Athens then set up a fort on Salamis, near Nisaia, and created shipping blockades. The blockades delayed imports of food and supplies to Megara. Megarians still had control of Pagae, but Megara was effectively isolated from the western food supplies. Unable to produce normal proportions of food, the situation in Megara began to become dire.

Urged by the Megarian oligarchy in 429, the Peloponnesian fleet attacked the Athenian fort at Salamis. Unknown to the Peloponnesians, the attack was revealed to Athens by beacon lights. Athens dispatched a fleet from the Athenian port of Piraeus. The Peloponnesian attack was abandoned because the Megarian ships were in a state of disrepair.

Under the rule of the pro-Spartan and pro-Corinthian oligarchy, Megara lost the port city of Minoa to Athens in 427, was a contributing factor in more civil unrest. Megarian revolutions against the oligarchy began shortly after and Megara became democratic.

The oligarchy were exiled. Many exiles were permitted by Sparta to inhabit the Boeotian town of Plataea for a year^{2}. Boeotia separated Megara and Athens with high mountains ranges in the north^{1}. The Spartans were then able to prevent interactions between Megarian Democrats and Athenians on Minoa^{2}.

The exiled Megarians in Plataea, began northern raids in Megarid and took Pagae. With oligarch sympathizers still in Megara, the oligarchs returned to Megara in 427
BC, and democracy collapsed.

It is suspected that Athens prevented food supplies to gain control of Megara and prevent further invasions of Attica by the Peloponnesians. However, Athens' capture of Pylos in 425 detained the Peloponnesian army in Messenia, which lessened the importance of Megara to Athenians. Athens had also successfully trapped hundreds of Spartans on Sphacteria. The Spartans removed all military forces from Messina and arranged a truce. Ambassadors were sent to Athens without consulting Spartan allies. Athens had extensive demands, and Sparta requested a private discussion.

Spartan allies were uneasy with the scenario. Megara had a distrust of the Spartans since the Revolution. Megarians feared that Sparta would turn over Nisaia to the Athenians. Meanwhile, within the walls of Megara, the Democrats planned to aid Athens in capturing the long walls of Nisaia. Athens then discredited the Spartan embassy because of its request for privacy and so the truce failed.

== 'Battle' in practice ==

During the night, Athenians and their allies approached Megara from Minoa and the road to Eleusis. The plan worked, and the Peloponnesian garrison was effectively isolated from the city. As morning came, Megarian Democrats pretended to be outraged by the captured walls. The Democrats encouraged Megarians to open the city gates and attack the Athenians and then decorated themselves with oil to be easily distinguished from other Megarians. At the crucial moment, the plot was uncovered by the Oligarchs, and the gate remained closed.

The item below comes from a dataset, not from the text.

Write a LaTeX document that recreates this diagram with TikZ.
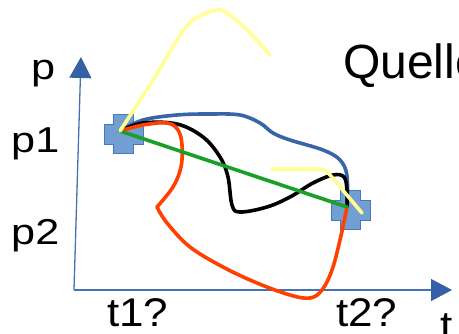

Athens sensed the change of plan and attacked the Nisaia garrison. Spartans were taken as prisoners and the Peloponnesians were allowed to ransom themselves. The
Spartan commander, Brasidas, appeared with an army larger than the Athenians. The two cavalries fought under the walls of Megara.

The oligarchs opened the gate to Brasidas and their allies. The Athenians declined to battle with the Peloponnesians. Over time, Brasidas and Athens both left the city. The Peloponnesian armies stayed. Rhetorically, Brasidas was able to employ the memory of Athenian hesitance in Megara to great effect during his remaining campaigns.